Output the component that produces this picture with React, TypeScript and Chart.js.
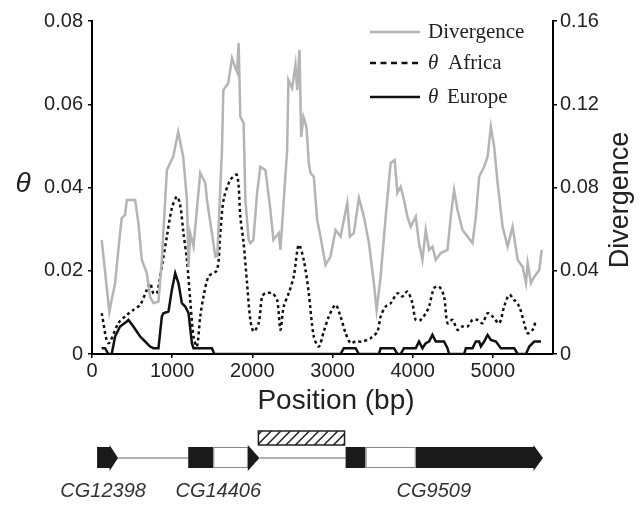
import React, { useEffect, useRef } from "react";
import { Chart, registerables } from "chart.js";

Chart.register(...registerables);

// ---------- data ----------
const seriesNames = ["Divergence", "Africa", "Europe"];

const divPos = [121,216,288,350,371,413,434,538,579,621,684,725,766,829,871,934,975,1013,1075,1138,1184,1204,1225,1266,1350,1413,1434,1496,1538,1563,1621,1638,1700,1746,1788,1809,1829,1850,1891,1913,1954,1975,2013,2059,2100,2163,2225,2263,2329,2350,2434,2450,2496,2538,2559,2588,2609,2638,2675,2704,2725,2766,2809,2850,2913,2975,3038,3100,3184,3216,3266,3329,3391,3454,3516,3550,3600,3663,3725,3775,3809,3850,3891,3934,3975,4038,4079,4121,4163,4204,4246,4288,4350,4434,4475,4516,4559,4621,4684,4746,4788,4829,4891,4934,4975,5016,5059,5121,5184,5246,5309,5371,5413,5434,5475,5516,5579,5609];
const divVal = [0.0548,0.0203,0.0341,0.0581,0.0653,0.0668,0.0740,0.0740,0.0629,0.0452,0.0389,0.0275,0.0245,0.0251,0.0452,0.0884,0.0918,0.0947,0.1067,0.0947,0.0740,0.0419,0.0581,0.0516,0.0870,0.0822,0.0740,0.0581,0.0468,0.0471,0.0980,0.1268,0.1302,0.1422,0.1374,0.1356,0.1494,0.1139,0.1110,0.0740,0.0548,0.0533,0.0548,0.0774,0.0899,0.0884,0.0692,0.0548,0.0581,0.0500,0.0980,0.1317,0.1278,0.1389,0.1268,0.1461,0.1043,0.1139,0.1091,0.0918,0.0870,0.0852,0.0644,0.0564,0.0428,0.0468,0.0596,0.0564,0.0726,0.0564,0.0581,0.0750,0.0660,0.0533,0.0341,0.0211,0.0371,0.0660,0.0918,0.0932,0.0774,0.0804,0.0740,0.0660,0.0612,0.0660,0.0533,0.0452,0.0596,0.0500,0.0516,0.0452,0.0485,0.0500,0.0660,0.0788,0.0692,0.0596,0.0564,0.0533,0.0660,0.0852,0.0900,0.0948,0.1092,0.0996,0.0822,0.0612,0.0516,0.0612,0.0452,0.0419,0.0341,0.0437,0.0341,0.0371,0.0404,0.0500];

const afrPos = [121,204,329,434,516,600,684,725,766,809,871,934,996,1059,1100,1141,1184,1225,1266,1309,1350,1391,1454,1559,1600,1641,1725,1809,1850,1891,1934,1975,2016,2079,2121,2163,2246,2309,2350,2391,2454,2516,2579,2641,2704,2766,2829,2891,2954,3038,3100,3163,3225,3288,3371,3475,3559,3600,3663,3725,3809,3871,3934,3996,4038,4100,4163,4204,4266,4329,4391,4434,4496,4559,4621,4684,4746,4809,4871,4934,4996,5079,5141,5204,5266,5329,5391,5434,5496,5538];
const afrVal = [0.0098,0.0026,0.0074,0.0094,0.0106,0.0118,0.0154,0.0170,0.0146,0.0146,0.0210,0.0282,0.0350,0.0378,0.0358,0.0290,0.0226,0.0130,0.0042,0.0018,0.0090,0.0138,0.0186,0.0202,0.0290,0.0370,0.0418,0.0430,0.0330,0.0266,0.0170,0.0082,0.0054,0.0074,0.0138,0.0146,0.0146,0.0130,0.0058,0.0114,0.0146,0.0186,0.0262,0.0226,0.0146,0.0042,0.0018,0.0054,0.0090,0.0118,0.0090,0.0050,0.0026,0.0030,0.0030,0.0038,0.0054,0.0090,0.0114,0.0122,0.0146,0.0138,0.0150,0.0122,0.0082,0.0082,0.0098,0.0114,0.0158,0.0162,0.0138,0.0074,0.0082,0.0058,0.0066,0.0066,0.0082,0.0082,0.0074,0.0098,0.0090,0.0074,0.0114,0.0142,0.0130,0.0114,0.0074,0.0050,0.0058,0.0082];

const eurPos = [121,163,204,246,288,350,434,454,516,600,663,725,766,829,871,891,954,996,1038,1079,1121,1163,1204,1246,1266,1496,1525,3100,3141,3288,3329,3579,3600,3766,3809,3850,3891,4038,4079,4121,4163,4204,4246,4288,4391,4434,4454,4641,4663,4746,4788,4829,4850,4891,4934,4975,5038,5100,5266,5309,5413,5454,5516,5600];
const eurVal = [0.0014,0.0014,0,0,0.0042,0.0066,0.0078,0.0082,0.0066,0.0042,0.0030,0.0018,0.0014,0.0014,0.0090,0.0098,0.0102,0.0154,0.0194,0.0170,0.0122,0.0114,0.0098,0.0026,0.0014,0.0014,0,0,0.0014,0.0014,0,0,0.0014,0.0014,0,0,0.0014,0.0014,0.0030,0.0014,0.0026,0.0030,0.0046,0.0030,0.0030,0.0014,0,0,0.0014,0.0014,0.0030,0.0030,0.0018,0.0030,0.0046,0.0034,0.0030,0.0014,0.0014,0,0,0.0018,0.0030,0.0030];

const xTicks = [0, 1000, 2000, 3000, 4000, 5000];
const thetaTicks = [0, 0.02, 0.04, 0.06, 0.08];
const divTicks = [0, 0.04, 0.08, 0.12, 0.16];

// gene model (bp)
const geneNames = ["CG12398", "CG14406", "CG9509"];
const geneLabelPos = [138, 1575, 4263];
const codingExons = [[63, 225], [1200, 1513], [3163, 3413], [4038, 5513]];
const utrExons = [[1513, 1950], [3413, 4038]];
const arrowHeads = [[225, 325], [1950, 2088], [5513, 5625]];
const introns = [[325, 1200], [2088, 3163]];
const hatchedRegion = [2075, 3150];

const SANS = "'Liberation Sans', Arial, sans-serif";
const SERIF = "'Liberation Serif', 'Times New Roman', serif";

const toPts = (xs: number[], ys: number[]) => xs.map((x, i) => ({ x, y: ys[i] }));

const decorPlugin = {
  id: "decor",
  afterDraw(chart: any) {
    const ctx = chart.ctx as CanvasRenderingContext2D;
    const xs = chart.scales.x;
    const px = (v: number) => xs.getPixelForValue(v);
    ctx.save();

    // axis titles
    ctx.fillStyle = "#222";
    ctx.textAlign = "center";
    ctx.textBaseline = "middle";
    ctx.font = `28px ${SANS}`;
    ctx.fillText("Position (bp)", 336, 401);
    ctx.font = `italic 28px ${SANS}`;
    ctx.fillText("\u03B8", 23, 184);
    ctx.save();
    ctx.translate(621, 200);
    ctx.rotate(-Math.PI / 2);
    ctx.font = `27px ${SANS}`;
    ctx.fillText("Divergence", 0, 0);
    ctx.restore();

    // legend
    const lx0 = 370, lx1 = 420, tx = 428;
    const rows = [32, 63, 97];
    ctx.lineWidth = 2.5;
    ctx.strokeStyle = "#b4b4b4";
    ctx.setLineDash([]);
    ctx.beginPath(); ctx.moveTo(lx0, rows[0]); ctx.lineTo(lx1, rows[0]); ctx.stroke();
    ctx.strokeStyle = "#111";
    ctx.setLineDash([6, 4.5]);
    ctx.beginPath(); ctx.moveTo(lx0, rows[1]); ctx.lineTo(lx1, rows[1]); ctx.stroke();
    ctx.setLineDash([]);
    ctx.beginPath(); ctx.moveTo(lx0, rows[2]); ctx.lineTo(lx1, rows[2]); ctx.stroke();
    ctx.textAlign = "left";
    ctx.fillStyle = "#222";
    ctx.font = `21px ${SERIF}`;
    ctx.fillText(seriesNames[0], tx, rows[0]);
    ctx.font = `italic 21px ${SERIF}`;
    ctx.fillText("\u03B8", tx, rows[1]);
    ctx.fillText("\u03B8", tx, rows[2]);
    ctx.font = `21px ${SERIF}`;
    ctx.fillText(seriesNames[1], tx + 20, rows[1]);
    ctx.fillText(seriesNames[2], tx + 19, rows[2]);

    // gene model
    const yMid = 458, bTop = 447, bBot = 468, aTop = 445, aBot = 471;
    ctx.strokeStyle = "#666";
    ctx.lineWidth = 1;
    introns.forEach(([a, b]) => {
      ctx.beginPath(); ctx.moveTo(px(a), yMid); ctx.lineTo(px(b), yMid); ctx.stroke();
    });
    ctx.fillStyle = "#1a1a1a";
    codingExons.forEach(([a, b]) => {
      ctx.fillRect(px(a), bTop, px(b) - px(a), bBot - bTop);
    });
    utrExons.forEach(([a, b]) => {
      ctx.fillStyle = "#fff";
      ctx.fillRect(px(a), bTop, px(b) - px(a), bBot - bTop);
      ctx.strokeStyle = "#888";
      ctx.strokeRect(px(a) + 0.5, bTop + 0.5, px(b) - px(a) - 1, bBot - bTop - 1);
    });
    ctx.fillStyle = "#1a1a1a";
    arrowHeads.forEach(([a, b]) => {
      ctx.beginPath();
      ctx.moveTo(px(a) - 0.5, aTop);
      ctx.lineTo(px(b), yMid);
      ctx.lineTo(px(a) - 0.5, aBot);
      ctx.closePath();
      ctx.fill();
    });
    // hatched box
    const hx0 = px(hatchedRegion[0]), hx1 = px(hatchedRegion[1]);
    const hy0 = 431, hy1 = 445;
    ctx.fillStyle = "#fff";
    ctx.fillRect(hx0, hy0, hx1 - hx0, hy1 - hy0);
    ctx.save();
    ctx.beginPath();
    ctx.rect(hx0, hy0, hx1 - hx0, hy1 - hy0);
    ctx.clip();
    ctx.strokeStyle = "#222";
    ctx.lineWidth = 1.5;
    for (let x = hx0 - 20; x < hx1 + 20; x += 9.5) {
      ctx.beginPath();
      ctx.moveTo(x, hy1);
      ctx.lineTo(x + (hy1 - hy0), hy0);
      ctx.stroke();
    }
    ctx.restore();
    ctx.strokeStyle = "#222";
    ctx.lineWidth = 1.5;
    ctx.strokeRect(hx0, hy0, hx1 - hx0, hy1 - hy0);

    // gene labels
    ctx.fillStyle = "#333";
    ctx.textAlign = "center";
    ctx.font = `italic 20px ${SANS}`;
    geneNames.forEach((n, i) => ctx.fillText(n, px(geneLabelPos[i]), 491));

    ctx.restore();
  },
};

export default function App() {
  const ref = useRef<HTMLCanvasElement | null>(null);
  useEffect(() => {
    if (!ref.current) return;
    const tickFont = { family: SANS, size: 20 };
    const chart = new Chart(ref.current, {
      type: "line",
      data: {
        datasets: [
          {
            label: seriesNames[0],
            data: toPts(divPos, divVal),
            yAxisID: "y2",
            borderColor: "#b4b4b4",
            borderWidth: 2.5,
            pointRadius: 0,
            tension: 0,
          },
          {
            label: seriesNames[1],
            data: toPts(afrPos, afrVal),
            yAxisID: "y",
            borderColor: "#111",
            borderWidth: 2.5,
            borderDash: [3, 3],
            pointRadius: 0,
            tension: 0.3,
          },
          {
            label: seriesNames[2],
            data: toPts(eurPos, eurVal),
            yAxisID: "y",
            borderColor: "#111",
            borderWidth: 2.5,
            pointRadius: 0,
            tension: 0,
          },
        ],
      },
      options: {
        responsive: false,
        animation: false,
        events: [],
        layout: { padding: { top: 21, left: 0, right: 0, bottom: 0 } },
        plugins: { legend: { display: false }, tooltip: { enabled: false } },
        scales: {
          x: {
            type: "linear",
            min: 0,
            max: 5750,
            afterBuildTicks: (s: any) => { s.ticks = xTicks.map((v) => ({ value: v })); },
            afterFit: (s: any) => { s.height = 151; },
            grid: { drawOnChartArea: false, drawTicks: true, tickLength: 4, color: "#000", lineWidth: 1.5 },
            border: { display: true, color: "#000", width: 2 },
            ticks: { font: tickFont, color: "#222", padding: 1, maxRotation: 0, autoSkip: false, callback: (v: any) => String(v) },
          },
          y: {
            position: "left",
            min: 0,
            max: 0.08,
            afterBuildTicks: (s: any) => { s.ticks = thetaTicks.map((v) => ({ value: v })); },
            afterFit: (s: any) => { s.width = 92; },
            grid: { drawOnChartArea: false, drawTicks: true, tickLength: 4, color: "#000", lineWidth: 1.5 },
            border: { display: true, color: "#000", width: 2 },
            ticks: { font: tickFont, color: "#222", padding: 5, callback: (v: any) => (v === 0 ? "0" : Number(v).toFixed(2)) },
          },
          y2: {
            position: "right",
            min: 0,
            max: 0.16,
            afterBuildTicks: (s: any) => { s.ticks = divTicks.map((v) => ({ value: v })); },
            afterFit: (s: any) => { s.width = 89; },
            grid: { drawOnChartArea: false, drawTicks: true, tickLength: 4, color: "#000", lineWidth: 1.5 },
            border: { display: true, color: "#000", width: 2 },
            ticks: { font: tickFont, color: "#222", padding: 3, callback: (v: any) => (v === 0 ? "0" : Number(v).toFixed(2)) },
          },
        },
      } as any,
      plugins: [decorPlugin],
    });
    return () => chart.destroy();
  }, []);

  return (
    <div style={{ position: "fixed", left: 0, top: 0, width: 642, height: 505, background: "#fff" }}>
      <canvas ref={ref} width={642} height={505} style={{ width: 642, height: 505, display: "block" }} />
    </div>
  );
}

○ ○ ○ ○ ○ ○ ○

* [WORK TO COMPLETE]
Every line containing the string "React" must be listed.

* [THE OUTPUT]
Output the component that produces this picture with React, TypeScript and Chart.js.
import React, { useEffect, useRef } from "react";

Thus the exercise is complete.